## [Dataset content]
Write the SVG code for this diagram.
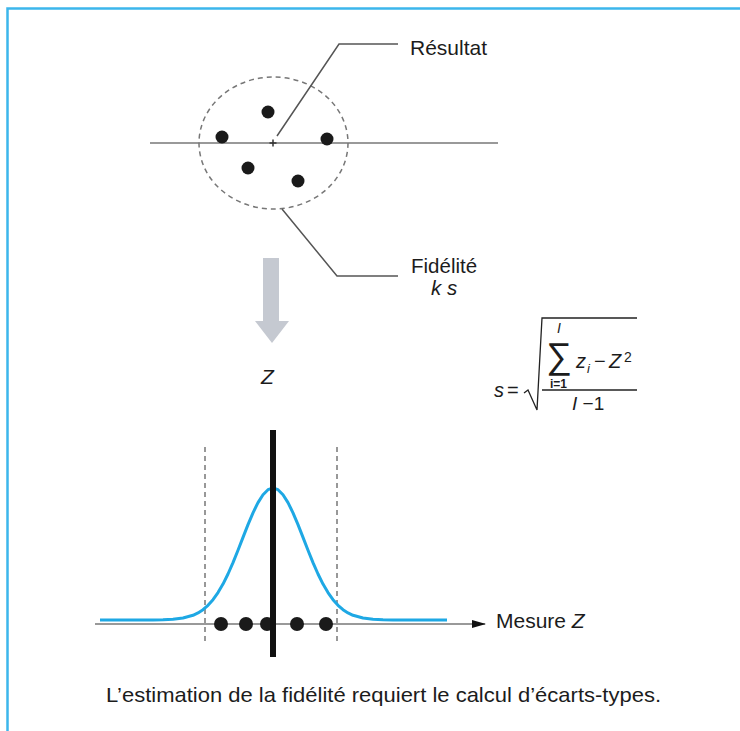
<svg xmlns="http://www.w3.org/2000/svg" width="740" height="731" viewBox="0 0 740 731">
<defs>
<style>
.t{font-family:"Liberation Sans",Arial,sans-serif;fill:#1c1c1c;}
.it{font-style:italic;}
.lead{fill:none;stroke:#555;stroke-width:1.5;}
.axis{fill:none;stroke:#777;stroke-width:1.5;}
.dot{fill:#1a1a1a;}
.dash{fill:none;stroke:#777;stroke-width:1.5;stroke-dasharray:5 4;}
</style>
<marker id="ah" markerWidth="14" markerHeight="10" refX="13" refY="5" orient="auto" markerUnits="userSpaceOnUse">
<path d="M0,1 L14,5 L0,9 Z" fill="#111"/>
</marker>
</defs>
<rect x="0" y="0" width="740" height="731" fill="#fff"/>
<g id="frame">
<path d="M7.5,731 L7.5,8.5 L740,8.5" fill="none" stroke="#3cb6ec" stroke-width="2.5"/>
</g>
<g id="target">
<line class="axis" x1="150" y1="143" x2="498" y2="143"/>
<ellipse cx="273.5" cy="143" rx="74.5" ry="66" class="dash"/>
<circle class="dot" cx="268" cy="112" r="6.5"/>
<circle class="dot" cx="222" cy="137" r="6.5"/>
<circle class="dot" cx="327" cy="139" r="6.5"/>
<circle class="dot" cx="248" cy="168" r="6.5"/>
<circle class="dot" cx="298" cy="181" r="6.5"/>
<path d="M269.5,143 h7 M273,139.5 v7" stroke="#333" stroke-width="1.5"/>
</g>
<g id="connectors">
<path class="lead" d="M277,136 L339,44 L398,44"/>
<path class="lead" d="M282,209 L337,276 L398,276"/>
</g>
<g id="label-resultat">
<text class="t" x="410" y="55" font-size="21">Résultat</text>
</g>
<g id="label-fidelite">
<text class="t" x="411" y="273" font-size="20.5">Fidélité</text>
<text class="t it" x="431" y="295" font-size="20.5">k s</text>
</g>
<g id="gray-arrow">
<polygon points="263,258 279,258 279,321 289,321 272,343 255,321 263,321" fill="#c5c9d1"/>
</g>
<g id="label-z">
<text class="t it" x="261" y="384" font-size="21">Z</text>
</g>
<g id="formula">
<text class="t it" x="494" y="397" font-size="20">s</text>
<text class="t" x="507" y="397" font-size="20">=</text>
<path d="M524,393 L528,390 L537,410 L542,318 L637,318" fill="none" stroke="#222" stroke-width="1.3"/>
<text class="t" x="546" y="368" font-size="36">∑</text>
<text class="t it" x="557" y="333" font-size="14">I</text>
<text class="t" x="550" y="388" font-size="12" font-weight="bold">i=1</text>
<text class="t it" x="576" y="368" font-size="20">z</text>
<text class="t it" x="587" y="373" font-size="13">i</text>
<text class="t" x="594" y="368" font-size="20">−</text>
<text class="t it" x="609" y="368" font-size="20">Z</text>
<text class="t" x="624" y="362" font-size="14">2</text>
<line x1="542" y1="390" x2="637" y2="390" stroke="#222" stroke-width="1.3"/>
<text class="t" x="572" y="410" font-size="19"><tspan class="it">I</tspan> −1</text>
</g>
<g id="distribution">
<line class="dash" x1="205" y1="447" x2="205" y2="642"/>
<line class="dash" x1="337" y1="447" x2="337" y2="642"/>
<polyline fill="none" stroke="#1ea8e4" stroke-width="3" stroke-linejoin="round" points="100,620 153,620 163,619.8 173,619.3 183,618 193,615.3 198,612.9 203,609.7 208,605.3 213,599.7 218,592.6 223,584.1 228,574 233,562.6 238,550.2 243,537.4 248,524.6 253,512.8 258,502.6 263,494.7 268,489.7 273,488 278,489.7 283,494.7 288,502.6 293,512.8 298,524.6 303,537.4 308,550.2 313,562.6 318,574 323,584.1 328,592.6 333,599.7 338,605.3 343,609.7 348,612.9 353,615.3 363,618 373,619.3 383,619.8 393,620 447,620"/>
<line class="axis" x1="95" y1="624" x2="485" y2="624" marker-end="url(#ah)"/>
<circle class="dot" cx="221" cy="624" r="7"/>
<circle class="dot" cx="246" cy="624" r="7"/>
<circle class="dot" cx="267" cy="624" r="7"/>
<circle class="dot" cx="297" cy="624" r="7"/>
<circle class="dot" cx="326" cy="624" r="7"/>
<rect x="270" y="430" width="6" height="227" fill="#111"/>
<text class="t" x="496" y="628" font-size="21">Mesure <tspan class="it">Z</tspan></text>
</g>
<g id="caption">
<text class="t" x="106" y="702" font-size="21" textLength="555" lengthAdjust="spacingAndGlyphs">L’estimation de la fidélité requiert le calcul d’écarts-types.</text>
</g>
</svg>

## [Required task]
Please transcribe the material above exactly as written. Leave the pictures out.

## [Complete response]
Write the SVG code for this diagram.
<svg xmlns="http://www.w3.org/2000/svg" width="740" height="731" viewBox="0 0 740 731">
<defs>
<style>
.t{font-family:"Liberation Sans",Arial,sans-serif;fill:#1c1c1c;}
.it{font-style:italic;}
.lead{fill:none;stroke:#555;stroke-width:1.5;}
.axis{fill:none;stroke:#777;stroke-width:1.5;}
.dot{fill:#1a1a1a;}
.dash{fill:none;stroke:#777;stroke-width:1.5;stroke-dasharray:5 4;}
</style>
<marker id="ah" markerWidth="14" markerHeight="10" refX="13" refY="5" orient="auto" markerUnits="userSpaceOnUse">
<path d="M0,1 L14,5 L0,9 Z" fill="#111"/>
</marker>
</defs>
<rect x="0" y="0" width="740" height="731" fill="#fff"/>
<g id="frame">
<path d="M7.5,731 L7.5,8.5 L740,8.5" fill="none" stroke="#3cb6ec" stroke-width="2.5"/>
</g>
<g id="target">
<line class="axis" x1="150" y1="143" x2="498" y2="143"/>
<ellipse cx="273.5" cy="143" rx="74.5" ry="66" class="dash"/>
<circle class="dot" cx="268" cy="112" r="6.5"/>
<circle class="dot" cx="222" cy="137" r="6.5"/>
<circle class="dot" cx="327" cy="139" r="6.5"/>
<circle class="dot" cx="248" cy="168" r="6.5"/>
<circle class="dot" cx="298" cy="181" r="6.5"/>
<path d="M269.5,143 h7 M273,139.5 v7" stroke="#333" stroke-width="1.5"/>
</g>
<g id="connectors">
<path class="lead" d="M277,136 L339,44 L398,44"/>
<path class="lead" d="M282,209 L337,276 L398,276"/>
</g>
<g id="label-resultat">
<text class="t" x="410" y="55" font-size="21">Résultat</text>
</g>
<g id="label-fidelite">
<text class="t" x="411" y="273" font-size="20.5">Fidélité</text>
<text class="t it" x="431" y="295" font-size="20.5">k s</text>
</g>
<g id="gray-arrow">
<polygon points="263,258 279,258 279,321 289,321 272,343 255,321 263,321" fill="#c5c9d1"/>
</g>
<g id="label-z">
<text class="t it" x="261" y="384" font-size="21">Z</text>
</g>
<g id="formula">
<text class="t it" x="494" y="397" font-size="20">s</text>
<text class="t" x="507" y="397" font-size="20">=</text>
<path d="M524,393 L528,390 L537,410 L542,318 L637,318" fill="none" stroke="#222" stroke-width="1.3"/>
<text class="t" x="546" y="368" font-size="36">∑</text>
<text class="t it" x="557" y="333" font-size="14">I</text>
<text class="t" x="550" y="388" font-size="12" font-weight="bold">i=1</text>
<text class="t it" x="576" y="368" font-size="20">z</text>
<text class="t it" x="587" y="373" font-size="13">i</text>
<text class="t" x="594" y="368" font-size="20">−</text>
<text class="t it" x="609" y="368" font-size="20">Z</text>
<text class="t" x="624" y="362" font-size="14">2</text>
<line x1="542" y1="390" x2="637" y2="390" stroke="#222" stroke-width="1.3"/>
<text class="t" x="572" y="410" font-size="19"><tspan class="it">I</tspan> −1</text>
</g>
<g id="distribution">
<line class="dash" x1="205" y1="447" x2="205" y2="642"/>
<line class="dash" x1="337" y1="447" x2="337" y2="642"/>
<polyline fill="none" stroke="#1ea8e4" stroke-width="3" stroke-linejoin="round" points="100,620 153,620 163,619.8 173,619.3 183,618 193,615.3 198,612.9 203,609.7 208,605.3 213,599.7 218,592.6 223,584.1 228,574 233,562.6 238,550.2 243,537.4 248,524.6 253,512.8 258,502.6 263,494.7 268,489.7 273,488 278,489.7 283,494.7 288,502.6 293,512.8 298,524.6 303,537.4 308,550.2 313,562.6 318,574 323,584.1 328,592.6 333,599.7 338,605.3 343,609.7 348,612.9 353,615.3 363,618 373,619.3 383,619.8 393,620 447,620"/>
<line class="axis" x1="95" y1="624" x2="485" y2="624" marker-end="url(#ah)"/>
<circle class="dot" cx="221" cy="624" r="7"/>
<circle class="dot" cx="246" cy="624" r="7"/>
<circle class="dot" cx="267" cy="624" r="7"/>
<circle class="dot" cx="297" cy="624" r="7"/>
<circle class="dot" cx="326" cy="624" r="7"/>
<rect x="270" y="430" width="6" height="227" fill="#111"/>
<text class="t" x="496" y="628" font-size="21">Mesure <tspan class="it">Z</tspan></text>
</g>
<g id="caption">
<text class="t" x="106" y="702" font-size="21" textLength="555" lengthAdjust="spacingAndGlyphs">L’estimation de la fidélité requiert le calcul d’écarts-types.</text>
</g>
</svg>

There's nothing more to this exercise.